The commercial menhaden season in the Chesapeake Bay got underway for 2006 just this week.
Recreational fishermen everywhere ought to be wearing a black arm band.
At one time around here, the menhaden fishery was a gargantuan business with processing plants dotting the East Coast. Today, there is but one company left, but they’re doing the very best they can. In fact, another big boat was recently added to their fleet.
Omega Protein, a Houston-based corporation, runs a menhaden processing operation out of Reedville, Va. It uses spotter planes and a modest flotilla of purse seine trawlers to mercilessly scoop up the menhaden from Virginia’s portion of the Chesapeake Bay.
Thankfully, most other states outlawed those purse seines many years ago, for they were just too efficient at the job they did.
Today, Omega uses airplanes to spot these fish (which is easy to do because they often cause a lot of commotion on the water’s surface) and then it radios the boats on the exact location. Those trawlers next come in and circle the schools of menhaden, drop their nets around them and then close them up (like a purse) and get every last one.
The fish are brought to Reedville and ground up into product for dietary supplements, animal feeds and the like.
Those little finned critters don’t have a chance.
Menhaden are a bony, oily fish that sport fishermen never target. Heck, they don’t bite anyway, for they’re filter feeders, which means they help clean the water by filtering as they swim.
Oysters do the very same thing, but it’s already too late to save most of them.
And, it’s not like our Chesapeake Bay couldn’t use a lot more of this type of assistance.
Menhaden are also a prime food source for many fish that we recreational fishermen passionately care about, such as striped bass, bluefish and sea trout.
It is thought by some scientists that because so many menhaden are being netted by Omega Protein, our resident stripers in the Chesapeake Bay are being starved and that’s the chief reason so many are infected right now by disease.
However, we don’t know for sure; so last August the Atlantic States Marine Fisheries Commission put a cap, or limit, on how many menhaden Omega may take.
It was a quite liberal number too. The ASMFC gave Omega Protein the average of its past few years’ total hauls to take again for each of the next five years. That official number was more than 100,000 metric tons.
Scientists hoped that with this protective cap on, studies could later be completed on the menhaden stocks and better assessments made of what effect the continued operation in Reedville has on other game fish swimming out there in our bay.
Well, during the recent 2006 legislative session held in Richmond, the Virginia General Assembly basically thumbed its nose at the ASMFC and said it wasn’t going to enforce any cap at all on the taking of menhaden.
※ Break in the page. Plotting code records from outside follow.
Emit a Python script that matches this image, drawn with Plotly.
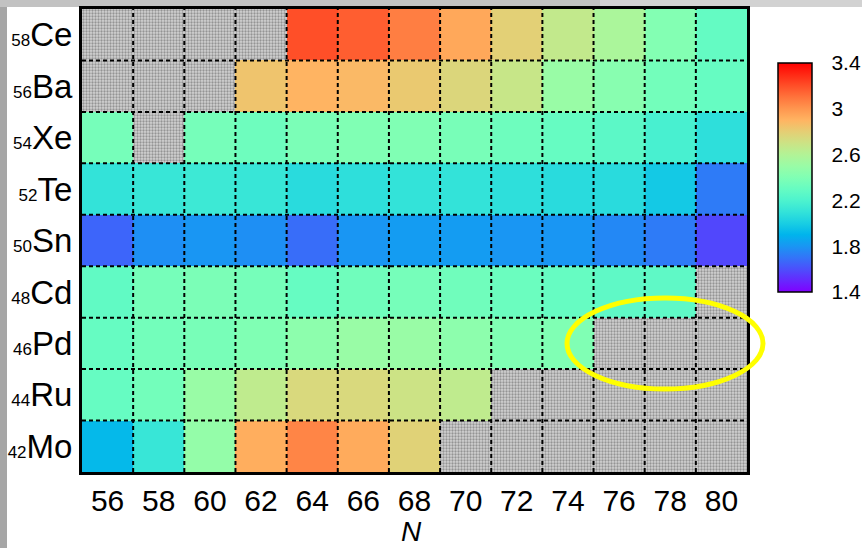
import math
import plotly.graph_objects as go

# ---------------- data ----------------
N_values = [56, 58, 60, 62, 64, 66, 68, 70, 72, 74, 76, 78, 80]
Z_values = [42, 44, 46, 48, 50, 52, 54, 56, 58]
elements = ["Mo", "Ru", "Pd", "Cd", "Sn", "Te", "Xe", "Ba", "Ce"]

NA = None
row_Mo = [1.92, 2.12, 2.48, 2.92, 3.05, 2.93, 2.78, NA, NA, NA, NA, NA, NA]
row_Ru = [2.30, 2.35, 2.50, 2.65, 2.75, 2.75, 2.70, 2.65, NA, NA, NA, NA, NA]
row_Pd = [2.30, 2.35, 2.37, 2.40, 2.45, 2.50, 2.50, 2.45, 2.40, 2.40, NA, NA, NA]
row_Cd = [2.28, 2.36, 2.38, 2.36, 2.30, 2.34, 2.36, 2.34, 2.32, 2.30, 2.27, 2.27, NA]
row_Sn = [1.66, 1.78, 1.80, 1.78, 1.68, 1.80, 1.82, 1.82, 1.80, 1.80, 1.76, 1.72, 1.58]
row_Te = [2.10, 2.12, 2.14, 2.12, 2.06, 2.08, 2.10, 2.10, 2.08, 2.06, 2.06, 1.98, 1.72]
row_Xe = [2.36, NA, 2.36, 2.33, 2.38, 2.40, 2.40, 2.37, 2.33, 2.30, 2.26, 2.18, 2.08]
row_Ba = [NA, NA, NA, 2.84, 2.90, 2.88, 2.82, 2.76, 2.68, 2.50, 2.43, 2.35, 2.30]
row_Ce = [NA, NA, NA, NA, 3.20, 3.16, 3.07, 2.94, 2.79, 2.66, 2.57, 2.41, 2.29]

z_grid = [row_Mo, row_Ru, row_Pd, row_Cd, row_Sn, row_Te, row_Xe, row_Ba, row_Ce]

cbar_tickvals = [1.4, 1.6, 1.8, 2.0, 2.2, 2.4, 2.6, 2.8, 3.0, 3.2, 3.4]
cbar_ticktext = ["1.4", "", "1.8", "", "2.2", "", "2.6", "", "3", "", "3.4"]
ZMIN, ZMAX = 1.4, 3.4
x_title = "<i>N</i>"

# ---------------- style ----------------
def rainbow(t):
    r = min(1.0, abs(2 * t - 0.5))
    g = math.sin(math.pi * t)
    b = math.cos(math.pi * t / 2)
    return "rgb(%d,%d,%d)" % (round(255 * r), round(255 * max(g, 0)), round(255 * max(b, 0)))

colorscale = [[i / 20, rainbow(i / 20)] for i in range(21)]

FONT = "Liberation Sans, Arial, sans-serif"
L, R, T, B = 82, 115, 9, 76
PW, PH = 862 - L - R, 548 - T - B

def px_x(p):
    return (p - L) / PW

def px_y(p):
    return (548 - B - p) / PH

ytext = ['<span style="font-size:17px">%d</span>%s' % (z, e) for z, e in zip(Z_values, elements)]

# missing cells -> stippled grey bars
miss_x, miss_base = [], []
for zi, row in zip(Z_values, z_grid):
    for ni, v in zip(N_values, row):
        if v is None:
            miss_x.append(ni)
            miss_base.append(zi - 1)

CB_X0, CB_X1, CB_Y0, CB_Y1 = 778, 812, 63, 292

fig = go.Figure()
fig.add_trace(go.Bar(
    x=miss_x, y=[2] * len(miss_x), base=miss_base, width=2,
    marker=dict(color="#cccccc", line=dict(width=0),
                pattern=dict(shape=".", fgcolor="#555555", bgcolor="#d2d2d2",
                             size=3, solidity=0.45)),
    showlegend=False, hoverinfo="skip",
))
fig.add_trace(go.Heatmap(
    x=N_values, y=Z_values, z=z_grid,
    colorscale=colorscale, zmin=ZMIN, zmax=ZMAX,
    hoverongaps=False,
    colorbar=dict(
        thickness=CB_X1 - CB_X0, thicknessmode="pixels",
        len=CB_Y1 - CB_Y0, lenmode="pixels",
        x=px_x(CB_X0), xanchor="left", xpad=0,
        y=px_y((CB_Y0 + CB_Y1) / 2), yanchor="middle", ypad=0,
        outlinewidth=1.5, outlinecolor="black",
        tickmode="array", tickvals=cbar_tickvals, ticktext=cbar_ticktext,
        ticks="outside", ticklen=15, tickwidth=1, tickcolor="rgba(255,255,255,0)",
        tickfont=dict(family=FONT, size=21, color="black"),
    ),
))

shapes = []
# dashed cell borders
for a, b in zip(N_values[:-1], N_values[1:]):
    xm = (a + b) / 2
    shapes.append(dict(type="line", xref="x", yref="y", x0=xm, x1=xm,
                       y0=Z_values[0] - 1, y1=Z_values[-1] + 1,
                       line=dict(color="black", width=2, dash="4px,3px"), layer="above"))
for a, b in zip(Z_values[:-1], Z_values[1:]):
    ym = (a + b) / 2
    shapes.append(dict(type="line", xref="x", yref="y", y0=ym, y1=ym,
                       x0=N_values[0] - 1, x1=N_values[-1] + 1,
                       line=dict(color="black", width=2, dash="4px,3px"), layer="above"))
# colorbar inner ticks on both sides
for v in cbar_tickvals[1:-1]:
    yp = CB_Y1 - (v - ZMIN) / (ZMAX - ZMIN) * (CB_Y1 - CB_Y0)
    for xa, xb in ((CB_X0, CB_X0 + 6), (CB_X1 - 6, CB_X1)):
        shapes.append(dict(type="line", xref="paper", yref="paper",
                           x0=px_x(xa), x1=px_x(xb), y0=px_y(yp), y1=px_y(yp),
                           line=dict(color="black", width=1.5), layer="above"))
# yellow ellipse highlight
shapes.append(dict(type="circle", xref="paper", yref="paper",
                   x0=px_x(567), x1=px_x(763), y0=px_y(389), y1=px_y(298),
                   line=dict(color="#ffff00", width=5), layer="above"))
# page background strips
shapes.append(dict(type="rect", xref="paper", yref="paper",
                   x0=px_x(0), x1=px_x(7), y0=px_y(548), y1=px_y(0),
                   fillcolor="#a6a6a6", line=dict(width=0), layer="below"))
shapes.append(dict(type="rect", xref="paper", yref="paper",
                   x0=px_x(0), x1=px_x(862), y0=px_y(7), y1=px_y(0),
                   fillcolor="#c2c2c2", line=dict(width=0), layer="below"))
shapes.append(dict(type="rect", xref="paper", yref="paper",
                   x0=px_x(600), x1=px_x(862), y0=px_y(7), y1=px_y(0),
                   fillcolor="#d2d2d2", line=dict(width=0), layer="below"))

fig.update_layout(
    width=862, height=548,
    margin=dict(l=L, r=R, t=T, b=B, autoexpand=False),
    paper_bgcolor="white", plot_bgcolor="white",
    barmode="overlay", bargap=0,
    font=dict(family=FONT, color="black"),
    shapes=shapes,
    showlegend=False,
    annotations=[dict(text=x_title, xref="paper", yref="paper",
                      x=px_x(411), y=px_y(514), xanchor="center", yanchor="top",
                      showarrow=False, font=dict(family=FONT, size=28, color="black"))],
)
fig.update_xaxes(
    range=[N_values[0] - 1, N_values[-1] + 1],
    tickmode="array", tickvals=N_values, ticktext=[str(n) for n in N_values],
    tickfont=dict(family=FONT, size=30), ticks="", showgrid=False, zeroline=False,
    showline=True, linewidth=3, linecolor="black", mirror=True,
    automargin=False,
)
fig.update_yaxes(
    range=[Z_values[0] - 1, Z_values[-1] + 1],
    tickmode="array", tickvals=Z_values, ticktext=ytext,
    tickfont=dict(family=FONT, size=33), ticks="", showgrid=False, zeroline=False,
    showline=True, linewidth=3, linecolor="black", mirror=True,
    automargin=False,
)

fig.write_html("out.html")
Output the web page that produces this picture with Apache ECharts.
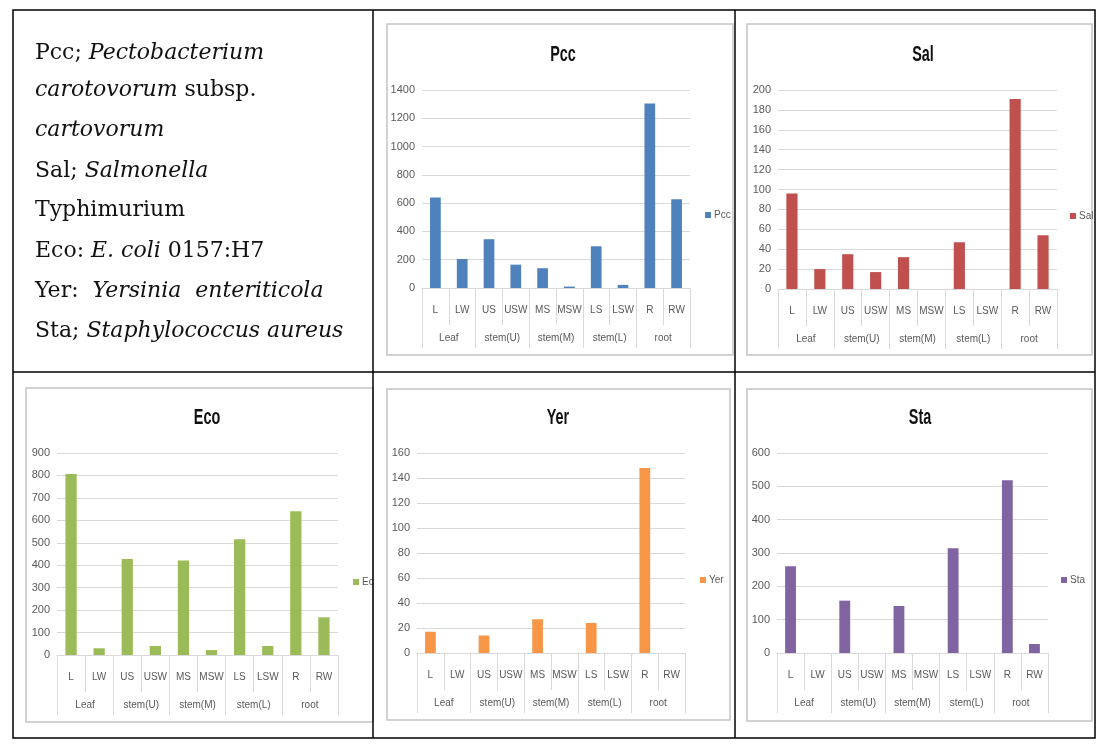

These little fish don’t know anything about state lines or borders. What happens to these menhaden fish stocks in Virginia waters of the Chesapeake Bay surely has consequences directly felt here in Maryland.
Last week, a group calling itself Menhaden Matter released a study it dubbed Menhaden Math that had some very interesting statistics within the pages. There were some heavy hitters as partners in this research, too. Involved parties included the Coastal Conservation Association, The National Coalition for Marine Conservation, The Theodore Roosevelt Conservation Association and the American Sportfishing Association.
The numbers presented were remarkable, to put it mildly.
According to Menhaden Math, the commercial menhaden fishery today in the Chesapeake Bay generates $24 million in economic activity and is directly responsible for 395 full-time jobs.
Now, on the other hand, saltwater anglers targeting only fish that rely on menhaden for a big part of their diet created 2,500 full-time jobs and generated a whopping $236 million in Virginia economic activity.
Those menhaden clean the water too, and if you consider all the saltwater anglers in Virginia, nearly a million of them by the way, they collectively spend $655 million for their sport.
It is absolutely insane not to look at these figures to decide the proper course of action and settle on what is really best for Virginia. And, best too for menhaden, the bigger gamefish that eat them, plus, all the fishermen in Virginia and hundreds of thousands more here in Maryland, yet the Virginia General Assembly didn’t do it.
You don’t suppose Omega Protein makes significant political contributions to some Virginia legislators, do you?
No matter. There is going to be a showdown and it will happen in July. Federal agencies could then impose a total moratorium and close down Omega Protein’s entire operation.
I wouldn’t bet my next paycheck that’s actually going to happen; but, I certainly hope it does.